Una gentrificación más

Los últimos residentes del geriátrico Tàber dejan su hogar entre las obras del edificio

La residencia Tàber aceptó nuevos ancianos hasta el último momento sin avisar del cierre: "Me han engañado"

La patronal de los geriátricos avisa de que las residencias del Eixample pueden cerrar en cascada de aquí a 2030

Los últimos residentes del geriátrico Tàber dejan su hogar en una mañana indigna y vergonzosa

Zowy Voeten y Patricio Ortiz

El Periódico

Por qué confiar en El Periódico Por qué confiar en El Periódico Por qué confiar en El Periódico

Uno a uno, en taxis, coches particulares y solo en tres casos con ambulancias conseguidas tras no pocas súplicas, los últimos ancianos de la residencia geriátrica Tàber, la mayoría mujeres, han sido desalojados este últimos día de febrero durante varias horas de absoluta vergüenza e indignidad. El fondo inmobiliario que ha comprado la finca para que renazca como una promoción de lujo, ni siquiera quiso conceder un día de gracia para que esa mudanza de personas en la recta final de su vida, frágiles, por lo tanto, se llevara a cabo al menos en sábado, lo cual habría facilitado las cosas a las familias afectadas. Nada.

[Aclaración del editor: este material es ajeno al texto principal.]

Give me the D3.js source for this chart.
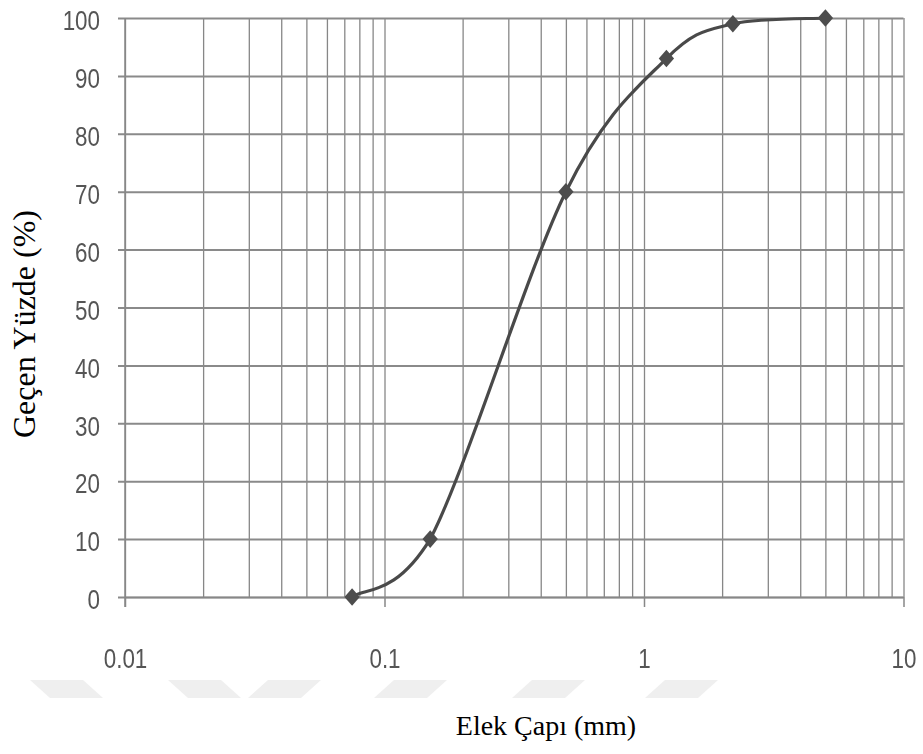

A ratos, una o dos mujeres aguardaban sentadas en sus sillas de ruedas en el vestíbulo de la finca, notablemente desnortadas, mientras los operarios de las obras iban a lo suyo.

No lo dicen los familiares solo por quedar bien y evitar más discusiones. Hay una gran unanimidad entre todos ellos que el equipo de trabajadores de la Tàber, no los dueños del negocio, han sido estos últimos años una nueva familia para los residentes. Los han abrazado a todos, se han despedido entre lágrimas y, ya más serenos, han hecho hincapié en los detalles más dolorosos de todo cuanto ha sucedido en este mes de febrero de infarto, porque la primera noticia de que la residencia tenía que cerrar la tuvieron el pasado día 7.

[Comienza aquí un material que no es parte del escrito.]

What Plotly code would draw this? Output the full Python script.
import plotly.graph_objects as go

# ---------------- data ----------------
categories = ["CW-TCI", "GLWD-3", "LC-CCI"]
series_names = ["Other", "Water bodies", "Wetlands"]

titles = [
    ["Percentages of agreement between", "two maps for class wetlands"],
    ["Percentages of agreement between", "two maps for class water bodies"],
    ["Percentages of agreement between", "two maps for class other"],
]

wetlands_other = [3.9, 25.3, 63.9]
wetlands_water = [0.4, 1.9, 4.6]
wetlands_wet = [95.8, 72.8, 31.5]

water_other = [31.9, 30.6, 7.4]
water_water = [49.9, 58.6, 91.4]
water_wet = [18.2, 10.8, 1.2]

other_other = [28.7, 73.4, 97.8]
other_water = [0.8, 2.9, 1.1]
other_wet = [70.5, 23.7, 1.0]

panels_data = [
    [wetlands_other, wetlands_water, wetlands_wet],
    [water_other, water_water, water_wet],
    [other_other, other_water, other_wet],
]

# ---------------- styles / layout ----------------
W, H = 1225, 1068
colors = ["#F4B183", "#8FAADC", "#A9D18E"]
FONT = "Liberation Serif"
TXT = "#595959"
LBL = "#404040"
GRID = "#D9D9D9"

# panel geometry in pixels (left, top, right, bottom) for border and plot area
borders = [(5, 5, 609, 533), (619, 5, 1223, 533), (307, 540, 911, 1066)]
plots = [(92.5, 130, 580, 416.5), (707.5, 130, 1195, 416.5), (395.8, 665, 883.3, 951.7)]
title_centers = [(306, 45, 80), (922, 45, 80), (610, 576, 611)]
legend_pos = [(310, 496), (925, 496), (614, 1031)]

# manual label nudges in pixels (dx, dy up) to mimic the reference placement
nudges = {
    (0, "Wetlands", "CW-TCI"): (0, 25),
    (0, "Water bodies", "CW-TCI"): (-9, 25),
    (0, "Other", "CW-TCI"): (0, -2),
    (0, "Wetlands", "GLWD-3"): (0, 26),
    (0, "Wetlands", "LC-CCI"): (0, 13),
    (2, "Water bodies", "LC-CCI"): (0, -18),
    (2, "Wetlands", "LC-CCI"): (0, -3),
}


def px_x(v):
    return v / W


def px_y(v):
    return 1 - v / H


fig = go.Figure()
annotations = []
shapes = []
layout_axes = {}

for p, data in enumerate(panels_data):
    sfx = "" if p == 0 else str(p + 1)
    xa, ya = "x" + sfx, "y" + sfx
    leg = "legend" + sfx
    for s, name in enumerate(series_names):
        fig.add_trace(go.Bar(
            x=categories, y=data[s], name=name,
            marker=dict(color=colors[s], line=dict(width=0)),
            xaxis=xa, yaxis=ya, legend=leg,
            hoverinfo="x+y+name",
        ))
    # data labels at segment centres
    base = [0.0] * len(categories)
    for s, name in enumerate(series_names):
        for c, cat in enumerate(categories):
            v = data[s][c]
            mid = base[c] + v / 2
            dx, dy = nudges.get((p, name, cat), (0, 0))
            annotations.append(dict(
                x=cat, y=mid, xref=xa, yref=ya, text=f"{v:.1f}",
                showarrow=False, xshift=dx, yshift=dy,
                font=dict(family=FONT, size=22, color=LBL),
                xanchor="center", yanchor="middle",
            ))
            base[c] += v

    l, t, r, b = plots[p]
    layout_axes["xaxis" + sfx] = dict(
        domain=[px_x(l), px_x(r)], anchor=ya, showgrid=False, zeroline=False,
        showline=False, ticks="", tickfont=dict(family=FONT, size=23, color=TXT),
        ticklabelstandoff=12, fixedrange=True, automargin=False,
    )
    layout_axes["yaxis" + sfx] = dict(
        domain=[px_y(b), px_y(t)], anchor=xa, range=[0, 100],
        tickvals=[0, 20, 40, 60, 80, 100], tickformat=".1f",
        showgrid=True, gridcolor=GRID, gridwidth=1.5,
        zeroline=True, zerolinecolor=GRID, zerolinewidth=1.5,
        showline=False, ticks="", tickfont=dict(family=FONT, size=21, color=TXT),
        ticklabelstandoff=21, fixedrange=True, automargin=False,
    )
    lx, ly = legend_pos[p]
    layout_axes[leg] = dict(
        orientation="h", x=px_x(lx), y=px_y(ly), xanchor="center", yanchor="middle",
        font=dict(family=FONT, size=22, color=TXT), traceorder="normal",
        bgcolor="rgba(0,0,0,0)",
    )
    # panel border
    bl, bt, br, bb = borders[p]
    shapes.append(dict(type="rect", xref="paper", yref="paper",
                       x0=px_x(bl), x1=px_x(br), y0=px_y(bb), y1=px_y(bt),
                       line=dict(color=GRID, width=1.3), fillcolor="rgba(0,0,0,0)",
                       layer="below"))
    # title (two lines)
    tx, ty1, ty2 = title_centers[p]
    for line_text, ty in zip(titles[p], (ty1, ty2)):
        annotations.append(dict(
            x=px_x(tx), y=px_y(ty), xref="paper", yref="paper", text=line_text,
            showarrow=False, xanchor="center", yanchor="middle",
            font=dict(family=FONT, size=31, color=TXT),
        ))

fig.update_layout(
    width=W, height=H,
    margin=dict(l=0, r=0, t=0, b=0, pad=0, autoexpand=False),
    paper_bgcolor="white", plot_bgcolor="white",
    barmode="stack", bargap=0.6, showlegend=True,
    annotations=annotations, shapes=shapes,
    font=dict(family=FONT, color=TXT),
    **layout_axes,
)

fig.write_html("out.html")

Pepita, 86 años, en el vestíbulo de la finca.

Pepita, 86 años, en el vestíbulo de la finca. / ZOWY VOETEN

Ahí está el caso de Pepita, de 86 años, barcelonesa de varios barrios de la ciudad a lo largo de su vida. A pesar de un ictus y alguna leve señal de la enfermedad de Alzheimer, dice su hija Imma cree que desde que llegó a Tàber había recuperado el tono y hasta una cierta alegría. Le gustaba jugar al dominó con las amigas. Toda esa red de amistades, que incluye a las enfermeras y sus ayudantes, la perderá porque en ningún caso ha sido posible que el nuevo hogar, o sea, otra residencia, sea el mismo. El daño psicológico parece inevitable. Ni siquiera saben la verdad de por qué se tienen que ir. Les dicen que es por unas obras, pero no saben que no regresarán.

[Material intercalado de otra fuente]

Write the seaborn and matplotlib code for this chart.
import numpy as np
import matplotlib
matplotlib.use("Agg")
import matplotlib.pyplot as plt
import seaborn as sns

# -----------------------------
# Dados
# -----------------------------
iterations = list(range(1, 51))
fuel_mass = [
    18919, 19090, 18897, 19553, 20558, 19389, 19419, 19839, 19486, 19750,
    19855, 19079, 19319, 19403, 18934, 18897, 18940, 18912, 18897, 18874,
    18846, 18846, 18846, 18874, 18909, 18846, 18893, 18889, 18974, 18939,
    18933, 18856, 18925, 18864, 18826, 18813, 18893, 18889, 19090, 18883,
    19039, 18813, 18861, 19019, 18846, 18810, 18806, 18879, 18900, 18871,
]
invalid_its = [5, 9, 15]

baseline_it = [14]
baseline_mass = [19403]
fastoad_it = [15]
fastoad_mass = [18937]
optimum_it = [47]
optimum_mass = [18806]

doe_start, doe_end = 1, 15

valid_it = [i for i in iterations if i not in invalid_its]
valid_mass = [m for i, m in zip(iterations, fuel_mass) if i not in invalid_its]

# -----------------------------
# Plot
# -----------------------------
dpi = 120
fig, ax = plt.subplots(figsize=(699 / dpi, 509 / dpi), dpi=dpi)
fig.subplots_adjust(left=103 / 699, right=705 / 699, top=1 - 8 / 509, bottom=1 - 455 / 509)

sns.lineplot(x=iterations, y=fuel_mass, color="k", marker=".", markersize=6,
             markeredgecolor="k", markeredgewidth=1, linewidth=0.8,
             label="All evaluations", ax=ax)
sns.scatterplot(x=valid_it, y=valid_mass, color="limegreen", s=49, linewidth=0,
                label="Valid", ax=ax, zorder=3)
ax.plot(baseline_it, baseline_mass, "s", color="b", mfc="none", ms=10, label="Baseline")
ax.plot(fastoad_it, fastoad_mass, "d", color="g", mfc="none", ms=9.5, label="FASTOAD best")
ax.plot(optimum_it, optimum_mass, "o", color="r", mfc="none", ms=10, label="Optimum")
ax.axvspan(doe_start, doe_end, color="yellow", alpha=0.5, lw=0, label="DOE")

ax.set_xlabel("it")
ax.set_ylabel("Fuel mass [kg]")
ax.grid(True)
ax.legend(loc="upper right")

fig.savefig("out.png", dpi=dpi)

“Es una vergüenza. No nos han preguntado nada. El destino de cada residente lo han acordado entre la Generalitat y los dueños de la Tàber. Podríamos, al menos, haber sugerido que se atendieran algunas de las necesidades de cada persona afectada. No ha sido posible”. Lo cuenta entre unas sentidas lágrimas una de las trabajadoras. Encontrará trabajo. Seguro. Este es un empleo para el que no faltan manos, pero dice que necesita unos días para sobreponerse de la pena.

Una familia aguarda un taxi junto al andamio de las obras

Una familia aguarda un taxi junto al andamio de las obras / ZOWY VOETEN

En honor a la verdad, la escena general ha sido descorazonadora. Los pisos superiores de la finca están blindados ya con puertas contra las ocupaciones. Sobre la residencia reside aún una mujer con un alquiler de renta antigua, o sea, en mitad de un sinvivir de ruidos y ocasionales accidentes. Este mes de febrero se ha desprendido un tejado de cristal y ha reventado una cañería. No ha habido heridos. Pudo haberlos. Pero, lo dicho, la mañana ha sido de una indignidad inconcebible. Cada residente era bajado como buenamente se podía, tras haber hecho sus maletas y cargar sus pertenencias hasta el vestíbulo. Y entonces, en un vestíbulo en el que quién más quien menos iba con casco, tocaba esperar.

Los intentos de que como mínimo alguien asumiera la gestión coordinada de los traslados han sido infructuosos. Se ha impuesto la lectura estricta de la norma. Como las residencias se consideran hogares, no está reglado el traslado con fondos públicos si no es a un centro sanitario. Una de las familias, la de Pepita, ha llamado a la Guardia Urbana por si les podían echar una mano. En una ciudad que destina 9,3 millones de euros a comprar la Casa Orsola, podría parecer fácil que se destinaran no muchos euros a pagar 25 taxis. En el último instante ha hecho acto de presencia la dueña de la residencia y ha pagado uno de los viajes.